>
>A doctor writes:
>Hello, are you a statistician? Look, I've just had this paper referred
>back by a journal. They want some p-values. Can I do a t-test?
As I am sure you appreciate, what statistics does is provide a process
which relates a set of numbers which may or may not bear the
relationship you hope to an assumed property of reality and a decision
(I use this in the widest sense to include the decision to adopt a
belief). At either end of this process reside a theory of measurement
and a belief that a decision can be transformed into an appropriate
action. These are not aspects of statistics but they are very much the
province of science.
I would never suggest that statisticians should not take a lively
interest in these areas. However, the suggestion appeared to be made
that statistics might somehow 'solve' this problem in the social
sciences. Also it seemed to be implied that the gap between a theory of
what constitutes reality and the outcome of a measurement process might
be qualitatively different in social sciences from other sciences.
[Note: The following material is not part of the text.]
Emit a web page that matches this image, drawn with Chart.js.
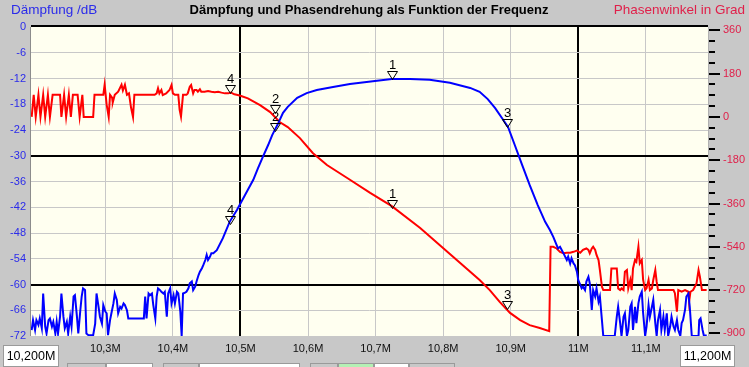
<!DOCTYPE html>
<html>
<head>
<meta charset="utf-8">
<script src="https://cdn.jsdelivr.net/npm/chart.js@4.4.1/dist/chart.umd.min.js"></script>
<style>
  html, body { margin: 0; padding: 0; background: #C8C8C8; }
  #wrap { position: relative; width: 749px; height: 367px; overflow: hidden; background: #C8C8C8; font-family: "Liberation Sans", Arial, sans-serif; }
  #c { position: absolute; left: 0; top: 0; }
  .t { position: absolute; white-space: nowrap; line-height: 1; }
  .box { position: absolute; background: #fff; border: 1px solid #9a9a9a; box-sizing: border-box; font-size: 12.5px; text-align: center; color: #000; }
  .sl { position: absolute; top: 363px; height: 4px; box-sizing: border-box; border: 1px solid #9a9a9a; border-bottom: none; }
</style>
</head>
<body>
<div id="wrap">
  <canvas id="c" width="749" height="367"></canvas>
  <div class="t" style="left:11px;top:3px;font-size:13.5px;color:#2B2BEA;">Dämpfung /dB</div>
  <div class="t" style="left:369px;top:3px;transform:translateX(-50%);font-size:13px;font-weight:bold;color:#000;">Dämpfung und Phasendrehung als Funktion der Frequenz</div>
  <div class="t" style="right:4px;top:3px;font-size:13.5px;color:#E0204A;">Phasenwinkel in Grad</div>
  <div class="sl" style="left:67px;width:39px;background:#C8C8C8;"></div>
  <div class="sl" style="left:106px;width:47px;background:#fff;"></div>
  <div class="sl" style="left:163px;width:36px;background:#C8C8C8;"></div>
  <div class="sl" style="left:199px;width:101px;background:#fff;"></div>
  <div class="sl" style="left:310px;width:28px;background:#C8C8C8;"></div>
  <div class="sl" style="left:338px;width:36px;background:#B4F0B4;"></div>
  <div class="sl" style="left:374px;width:35px;background:#fff;"></div>
  <div class="sl" style="left:409px;width:46px;background:#C8C8C8;"></div>
  <div class="box" style="left:3px;top:345px;width:56px;height:22px;line-height:20px;">10,200M</div>
  <div class="box" style="left:680px;top:345px;width:55px;height:22px;line-height:20px;">11,200M</div>
</div>
<script>
// ---- data (frequency in kHz) ----
const blueFreq = [10191,10193,10196,10198,10201,10203,10206,10208,10211,10213,10216,10218,10221,10223,10226,10228,10230,10233,10235,10238,10240,10243,10245,10248,10250,10253,10255,10258,10260,10263,10265,10267,10270,10272,10275,10282,10285,10287,10290,10292,10295,10297,10300,10302,10304,10307,10309,10312,10314,10317,10319,10322,10324,10327,10329,10332,10334,10357,10359,10361,10364,10366,10369,10371,10374,10376,10378,10381,10383,10386,10388,10391,10393,10396,10398,10401,10403,10406,10408,10411,10413,10415,10418,10420,10423,10425,10428,10430,10433,10435,10438,10440,10443,10445,10448,10450,10452,10455,10457,10460,10462,10465,10474,10484,10495,10507,10519,10526,10533,10541,10547,10556,10563,10570,10584,10598,10613,10637,10662,10699,10724,10751,10780,10810,10840,10854,10866,10877,10887,10896,10906,10917,10928,10940,10951,10958,10963,10968,10970,10973,10978,10983,10985,10988,10990,10993,10995,10998,11000,11003,11005,11007,11010,11012,11015,11017,11020,11022,11025,11027,11030,11032,11035,11037,11054,11057,11059,11062,11064,11067,11069,11072,11074,11077,11079,11081,11084,11086,11089,11091,11094,11096,11099,11101,11104,11106,11109,11111,11114,11116,11118,11121,11123,11126,11128,11131,11133,11136,11138,11141,11143,11146,11148,11151,11153,11155,11158,11160,11163,11165,11168,11178,11179,11181,11184,11186,11190];
const blueDb = [-70.6,-68.3,-70.6,-68.3,-69.4,-67.9,-70.2,-62.1,-69.8,-71.4,-68.3,-67.9,-69.8,-68.7,-71.4,-68.7,-71.4,-67.5,-62.1,-67.5,-70.2,-68.7,-71.4,-67.5,-69.8,-62.8,-62.5,-67.5,-71.4,-66.0,-62.8,-60.9,-61.3,-71.4,-71.8,-71.8,-69.1,-62.1,-65.2,-67.5,-69.1,-64.8,-66.3,-66.7,-71.8,-68.3,-66.7,-64.4,-62.1,-63.6,-66.7,-65.2,-65.6,-64.4,-64.8,-66.0,-67.9,-67.9,-62.8,-67.9,-62.1,-62.5,-62.1,-64.8,-67.9,-62.8,-60.9,-61.3,-61.7,-62.1,-61.7,-67.5,-62.1,-60.9,-64.4,-62.5,-64.4,-61.7,-62.1,-66.3,-72.0,-62.1,-61.9,-61.7,-60.9,-59.7,-59.3,-61.3,-60.5,-59.3,-57.8,-57.0,-56.2,-55.5,-54.3,-53.1,-54.3,-53.5,-52.7,-52.7,-52.4,-52.0,-49.2,-45.4,-42.6,-39.1,-35.6,-32.9,-30.3,-27.5,-25.2,-22.4,-20.0,-18.6,-16.5,-15.4,-14.7,-14.0,-13.3,-12.6,-12.1,-12.1,-12.3,-13.0,-14.2,-15.1,-16.8,-18.9,-21.2,-23.3,-27.5,-32.2,-36.8,-41.5,-45.4,-47.3,-48.9,-50.8,-51.6,-51.2,-52.7,-54.3,-53.5,-55.1,-53.9,-55.1,-55.5,-57.0,-59.0,-60.1,-60.9,-60.5,-61.3,-59.3,-58.2,-59.7,-65.9,-61.3,-62.8,-60.9,-64.0,-62.8,-68.3,-72,-72,-67.5,-65.2,-69.0,-72,-67.5,-66.7,-72,-70.6,-65.2,-64.4,-70.6,-65.2,-69.0,-64.4,-62.8,-61.7,-66.7,-72,-69.8,-64.8,-67.5,-65.2,-63.6,-69.0,-72,-68.3,-65.9,-70.6,-67.5,-70.6,-66.7,-72,-69.8,-67.5,-69.8,-70.6,-68.3,-70.6,-72,-69.0,-68.3,-65.9,-62.8,-62.1,-65.2,-72,-72,-68.3,-67.9,-70.6,-72,-71.8];

const redFreq = [10191,10194,10197,10201,10204,10208,10211,10215,10218,10222,10233,10235,10239,10242,10246,10249,10252,10259,10262,10266,10268,10282,10284,10297,10299,10302,10305,10307,10310,10311,10314,10319,10324,10326,10329,10332,10335,10338,10341,10343,10373,10376,10378,10380,10383,10385,10390,10395,10398,10400,10403,10408,10410,10412,10415,10420,10422,10425,10427,10430,10432,10435,10437,10440,10442,10447,10452,10457,10462,10467,10472,10477,10482,10486,10491,10496,10501,10511,10529,10544,10558,10570,10588,10607,10628,10658,10692,10724,10766,10810,10854,10869,10884,10899,10914,10928,10943,10957,10959,10963,10968,10973,10978,10983,10988,10993,10998,11003,11007,11012,11015,11017,11020,11022,11025,11027,11030,11032,11035,11037,11047,11049,11057,11059,11062,11064,11067,11069,11072,11074,11077,11079,11081,11084,11086,11089,11091,11094,11096,11099,11101,11104,11106,11109,11111,11114,11116,11118,11141,11143,11146,11148,11153,11158,11163,11164,11166,11170,11175,11178,11180,11183,11190];
const redDeg = [0,92,0,92,0,92,0,92,0,92,92,0,92,0,92,0,92,92,0,92,0,0,92,92,134,50,0,92,80,60,92,105,134,110,134,92,98,40,0,92,92,98,119,98,112,91,98,112,133,98,92,92,29,1,92,92,98,126,133,98,112,112,105,115,105,105,108,105,103,105,101,98,98,101,94,91,87,77,49,20,-21,-42,-88,-150,-200,-254,-316,-371,-462,-570,-678,-720,-770,-815,-845,-866,-878,-891,-540,-540,-547,-561,-567,-565,-565,-561,-556,-565,-553,-547,-553,-567,-547,-540,-553,-574,-595,-637,-706,-720,-720,-630,-630,-713,-720,-713,-720,-644,-637,-713,-678,-720,-630,-595,-602,-540,-609,-595,-678,-720,-713,-678,-720,-713,-678,-637,-685,-720,-720,-733,-810,-720,-727,-720,-727,-768,-727,-720,-692,-637,-664,-720,-720];

const markerNames = ['1','2','3','4'];
const markerFreq = [10724, 10551, 10895, 10484];
const markerBlueDb = [-12.1, -24.2, -23.3, -45.9];
const markerRedDeg = [-380, 16, -799, 99];

const xTickFreqs = [10300,10400,10500,10600,10700,10800,10900,11000,11100];
const xTickLabels = ['10,3M','10,4M','10,5M','10,6M','10,7M','10,8M','10,9M','11M','11,1M'];
const xMajorLines = [10500, 11000];
const dbMajorLines = [-30, -60];

// ---- chart ----
Chart.defaults.font.family = '"Liberation Sans", Arial, sans-serif';
const toPts = (xs, ys) => xs.map((x, i) => ({x: x, y: ys[i]}));

const plotDeco = {
  id: 'plotDeco',
  beforeDraw(chart) {
    const a = chart.chartArea, ctx = chart.ctx;
    ctx.save();
    ctx.fillStyle = '#FFFFF0';
    ctx.fillRect(a.left, a.top, a.right - a.left, a.bottom - a.top);
    ctx.restore();
  },
  afterDraw(chart) {
    const a = chart.chartArea, ctx = chart.ctx;
    ctx.save();
    ctx.strokeStyle = '#000';
    ctx.lineWidth = 2;
    ctx.beginPath(); ctx.moveTo(a.left, a.top - 1); ctx.lineTo(a.right, a.top - 1); ctx.stroke();
    ctx.lineWidth = 1;
    ctx.strokeStyle = '#8c8c8c';
    ctx.beginPath(); ctx.moveTo(a.left - 0.5, a.top); ctx.lineTo(a.left - 0.5, a.bottom); ctx.stroke();
    ctx.strokeStyle = '#b0b0b0';
    ctx.beginPath(); ctx.moveTo(a.right + 0.5, a.top); ctx.lineTo(a.right + 0.5, a.bottom); ctx.stroke();
    // major tick extension on right axis
    const y2 = chart.scales.y2;
    ctx.strokeStyle = '#000';
    ctx.lineWidth = 2;
    y2.ticks.forEach(t => {
      if (t.value % 180 === 0) {
        const py = Math.round(y2.getPixelForValue(t.value));
        ctx.beginPath(); ctx.moveTo(a.right + 6, py); ctx.lineTo(a.right + 12, py); ctx.stroke();
      }
    });
    ctx.restore();
  },
  afterDatasetsDraw(chart) {
    const ctx = chart.ctx, xs = chart.scales.x, ys = chart.scales.y, y2 = chart.scales.y2;
    ctx.save();
    ctx.strokeStyle = '#000';
    ctx.fillStyle = '#000';
    ctx.lineWidth = 1;
    ctx.font = '13px "Liberation Sans", Arial, sans-serif';
    ctx.textAlign = 'center';
    ctx.textBaseline = 'alphabetic';
    const draw = (px, py, label) => {
      px = Math.round(px) + 0.5; py = Math.round(py) + 0.5;
      ctx.beginPath();
      ctx.moveTo(px, py); ctx.lineTo(px - 5, py - 8); ctx.lineTo(px + 5, py - 8); ctx.closePath();
      ctx.stroke();
      ctx.fillText(label, px, py - 11);
    };
    markerNames.forEach((n, i) => {
      const px = xs.getPixelForValue(markerFreq[i]);
      draw(px, ys.getPixelForValue(markerBlueDb[i]), n);
      draw(px, y2.getPixelForValue(markerRedDeg[i]), n);
    });
    ctx.restore();
  }
};

new Chart(document.getElementById('c'), {
  type: 'line',
  data: {
    datasets: [
      { label: 'Dämpfung', data: toPts(blueFreq, blueDb), yAxisID: 'y', borderColor: '#0000FF', borderWidth: 2, pointRadius: 0, tension: 0, fill: false },
      { label: 'Phasenwinkel', data: toPts(redFreq, redDeg), yAxisID: 'y2', borderColor: '#FF0000', borderWidth: 2, pointRadius: 0, tension: 0, fill: false }
    ]
  },
  options: {
    responsive: false,
    animation: false,
    devicePixelRatio: 1,
    layout: { padding: { top: 27, left: 0, right: 0, bottom: 0 } },
    plugins: { legend: { display: false }, tooltip: { enabled: false }, title: { display: false } },
    scales: {
      x: {
        type: 'linear', min: 10190, max: 11192,
        afterBuildTicks: s => { s.ticks = xTickFreqs.map(v => ({value: v})); },
        afterFit: s => { s.height = 31; },
        border: { display: false },
        grid: {
          drawTicks: false,
          color: c => xMajorLines.includes(c.tick.value) ? '#000' : '#C8C8C8',
          lineWidth: c => xMajorLines.includes(c.tick.value) ? 2 : 1
        },
        ticks: {
          padding: 6, color: '#101010', font: { size: 11 }, maxRotation: 0, autoSkip: false,
          callback: v => { const i = xTickFreqs.indexOf(v); return i >= 0 ? xTickLabels[i] : ''; }
        }
      },
      y: {
        type: 'linear', position: 'left', min: -72, max: 0,
        afterFit: s => { s.width = 31; },
        border: { display: false },
        grid: {
          drawTicks: false,
          color: c => dbMajorLines.includes(c.tick.value) ? '#000' : ((c.tick.value === 0 || c.tick.value === -72) ? 'rgba(0,0,0,0)' : '#C8C8C8'),
          lineWidth: c => dbMajorLines.includes(c.tick.value) ? 2 : 1
        },
        ticks: { stepSize: 6, padding: 5, color: '#2B2BEA', font: { size: 11 } }
      },
      y2: {
        type: 'linear', position: 'right', min: -911, max: 374,
        afterFit: s => { s.width = 41; },
        border: { display: false },
        grid: { drawOnChartArea: false, drawTicks: true, tickLength: 7, tickColor: '#000', tickWidth: 2, lineWidth: 2 },
        ticks: {
          stepSize: 45, includeBounds: false, padding: 8, color: '#E0204A', font: { size: 11 }, autoSkip: false,
          callback: v => (v % 180 === 0 ? String(v) : '')
        }
      }
    }
  },
  plugins: [plotDeco]
});
</script>
</body>
</html>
This
is not so - the gap is always there.
At least the first two examples you quote are concerned with the
consistency of the truly statistical part of the process. The Bayesian
comment I am not sure about. I haven't really thought deeply about
Bayesian attitudes to this problem, but I had noted that Bayesians
rather neatly avoid the problem of converting decisions to action by
resolving never to let the result of a statistical calculation outside
their own head. There it resides as a personal belief which guides their
actions via whatever processes evolution has provided to link belief and
action. But this is probably not what you are discussing.